— START Dataset content —
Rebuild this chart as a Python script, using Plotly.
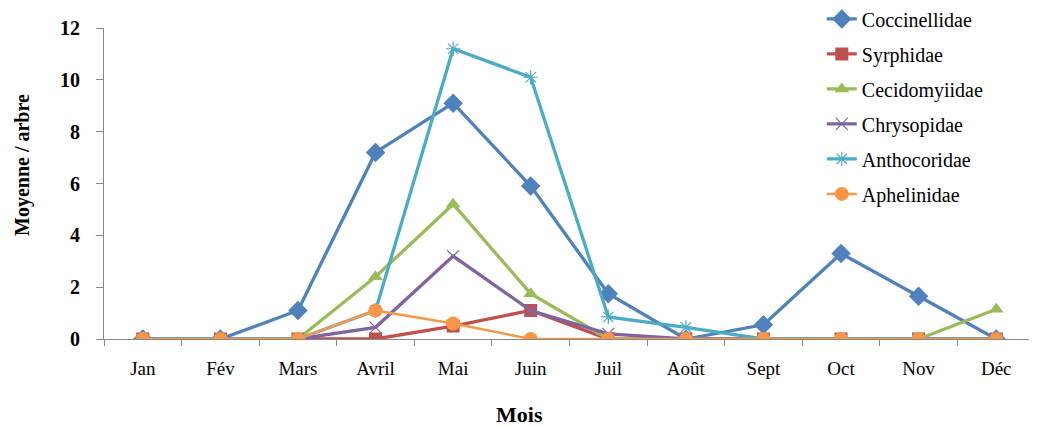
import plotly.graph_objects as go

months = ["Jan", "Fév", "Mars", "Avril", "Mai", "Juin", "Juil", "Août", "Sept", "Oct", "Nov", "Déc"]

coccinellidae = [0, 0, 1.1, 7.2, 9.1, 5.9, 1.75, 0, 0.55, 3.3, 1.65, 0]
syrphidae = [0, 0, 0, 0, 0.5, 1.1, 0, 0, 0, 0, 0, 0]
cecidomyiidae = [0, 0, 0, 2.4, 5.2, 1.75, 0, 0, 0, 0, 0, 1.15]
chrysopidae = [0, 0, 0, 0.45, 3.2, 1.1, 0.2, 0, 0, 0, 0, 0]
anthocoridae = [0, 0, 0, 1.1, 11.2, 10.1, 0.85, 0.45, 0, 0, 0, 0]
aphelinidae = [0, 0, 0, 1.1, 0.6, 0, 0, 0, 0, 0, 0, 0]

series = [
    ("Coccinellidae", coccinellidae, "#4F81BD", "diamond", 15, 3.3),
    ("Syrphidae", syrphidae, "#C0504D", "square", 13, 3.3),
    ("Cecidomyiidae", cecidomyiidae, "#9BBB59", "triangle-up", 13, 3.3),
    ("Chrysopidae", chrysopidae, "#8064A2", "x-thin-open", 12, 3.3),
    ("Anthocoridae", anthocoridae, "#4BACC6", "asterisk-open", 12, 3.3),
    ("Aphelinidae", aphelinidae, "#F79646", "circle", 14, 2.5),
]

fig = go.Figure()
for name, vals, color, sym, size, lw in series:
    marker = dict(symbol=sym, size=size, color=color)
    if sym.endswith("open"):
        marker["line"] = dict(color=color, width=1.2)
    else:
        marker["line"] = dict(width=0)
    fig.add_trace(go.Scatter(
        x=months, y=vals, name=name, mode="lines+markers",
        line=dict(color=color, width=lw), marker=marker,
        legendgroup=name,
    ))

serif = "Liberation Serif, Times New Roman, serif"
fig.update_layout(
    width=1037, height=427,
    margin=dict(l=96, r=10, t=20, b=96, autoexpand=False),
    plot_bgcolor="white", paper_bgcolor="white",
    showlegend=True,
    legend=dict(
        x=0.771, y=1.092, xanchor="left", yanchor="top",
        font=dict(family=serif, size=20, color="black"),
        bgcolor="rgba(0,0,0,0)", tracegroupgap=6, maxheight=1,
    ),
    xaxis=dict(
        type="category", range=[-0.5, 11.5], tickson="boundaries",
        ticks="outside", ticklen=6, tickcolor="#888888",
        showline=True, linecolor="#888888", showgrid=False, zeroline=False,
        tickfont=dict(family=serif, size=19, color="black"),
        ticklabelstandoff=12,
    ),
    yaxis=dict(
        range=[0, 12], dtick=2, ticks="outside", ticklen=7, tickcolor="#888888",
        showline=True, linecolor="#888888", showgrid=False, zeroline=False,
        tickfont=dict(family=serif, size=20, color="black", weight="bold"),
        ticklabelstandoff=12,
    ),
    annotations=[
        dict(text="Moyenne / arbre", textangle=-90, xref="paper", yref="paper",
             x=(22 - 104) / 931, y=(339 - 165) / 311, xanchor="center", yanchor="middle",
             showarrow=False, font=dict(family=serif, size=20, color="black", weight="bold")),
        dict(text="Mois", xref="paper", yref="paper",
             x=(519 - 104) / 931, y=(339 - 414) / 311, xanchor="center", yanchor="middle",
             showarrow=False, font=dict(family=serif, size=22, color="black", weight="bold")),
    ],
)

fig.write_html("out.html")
— END Dataset content —
What to work on:
Exclude the pictures, and transcribe all of the material exactly.

Full answer:
Rebuild this chart as a Python script, using Plotly.
import plotly.graph_objects as go

months = ["Jan", "Fév", "Mars", "Avril", "Mai", "Juin", "Juil", "Août", "Sept", "Oct", "Nov", "Déc"]

coccinellidae = [0, 0, 1.1, 7.2, 9.1, 5.9, 1.75, 0, 0.55, 3.3, 1.65, 0]
syrphidae = [0, 0, 0, 0, 0.5, 1.1, 0, 0, 0, 0, 0, 0]
cecidomyiidae = [0, 0, 0, 2.4, 5.2, 1.75, 0, 0, 0, 0, 0, 1.15]
chrysopidae = [0, 0, 0, 0.45, 3.2, 1.1, 0.2, 0, 0, 0, 0, 0]
anthocoridae = [0, 0, 0, 1.1, 11.2, 10.1, 0.85, 0.45, 0, 0, 0, 0]
aphelinidae = [0, 0, 0, 1.1, 0.6, 0, 0, 0, 0, 0, 0, 0]

series = [
    ("Coccinellidae", coccinellidae, "#4F81BD", "diamond", 15, 3.3),
    ("Syrphidae", syrphidae, "#C0504D", "square", 13, 3.3),
    ("Cecidomyiidae", cecidomyiidae, "#9BBB59", "triangle-up", 13, 3.3),
    ("Chrysopidae", chrysopidae, "#8064A2", "x-thin-open", 12, 3.3),
    ("Anthocoridae", anthocoridae, "#4BACC6", "asterisk-open", 12, 3.3),
    ("Aphelinidae", aphelinidae, "#F79646", "circle", 14, 2.5),
]

fig = go.Figure()
for name, vals, color, sym, size, lw in series:
    marker = dict(symbol=sym, size=size, color=color)
    if sym.endswith("open"):
        marker["line"] = dict(color=color, width=1.2)
    else:
        marker["line"] = dict(width=0)
    fig.add_trace(go.Scatter(
        x=months, y=vals, name=name, mode="lines+markers",
        line=dict(color=color, width=lw), marker=marker,
        legendgroup=name,
    ))

serif = "Liberation Serif, Times New Roman, serif"
fig.update_layout(
    width=1037, height=427,
    margin=dict(l=96, r=10, t=20, b=96, autoexpand=False),
    plot_bgcolor="white", paper_bgcolor="white",
    showlegend=True,
    legend=dict(
        x=0.771, y=1.092, xanchor="left", yanchor="top",
        font=dict(family=serif, size=20, color="black"),
        bgcolor="rgba(0,0,0,0)", tracegroupgap=6, maxheight=1,
    ),
    xaxis=dict(
        type="category", range=[-0.5, 11.5], tickson="boundaries",
        ticks="outside", ticklen=6, tickcolor="#888888",
        showline=True, linecolor="#888888", showgrid=False, zeroline=False,
        tickfont=dict(family=serif, size=19, color="black"),
        ticklabelstandoff=12,
    ),
    yaxis=dict(
        range=[0, 12], dtick=2, ticks="outside", ticklen=7, tickcolor="#888888",
        showline=True, linecolor="#888888", showgrid=False, zeroline=False,
        tickfont=dict(family=serif, size=20, color="black", weight="bold"),
        ticklabelstandoff=12,
    ),
    annotations=[
        dict(text="Moyenne / arbre", textangle=-90, xref="paper", yref="paper",
             x=(22 - 104) / 931, y=(339 - 165) / 311, xanchor="center", yanchor="middle",
             showarrow=False, font=dict(family=serif, size=20, color="black", weight="bold")),
        dict(text="Mois", xref="paper", yref="paper",
             x=(519 - 104) / 931, y=(339 - 414) / 311, xanchor="center", yanchor="middle",
             showarrow=False, font=dict(family=serif, size=22, color="black", weight="bold")),
    ],
)

fig.write_html("out.html")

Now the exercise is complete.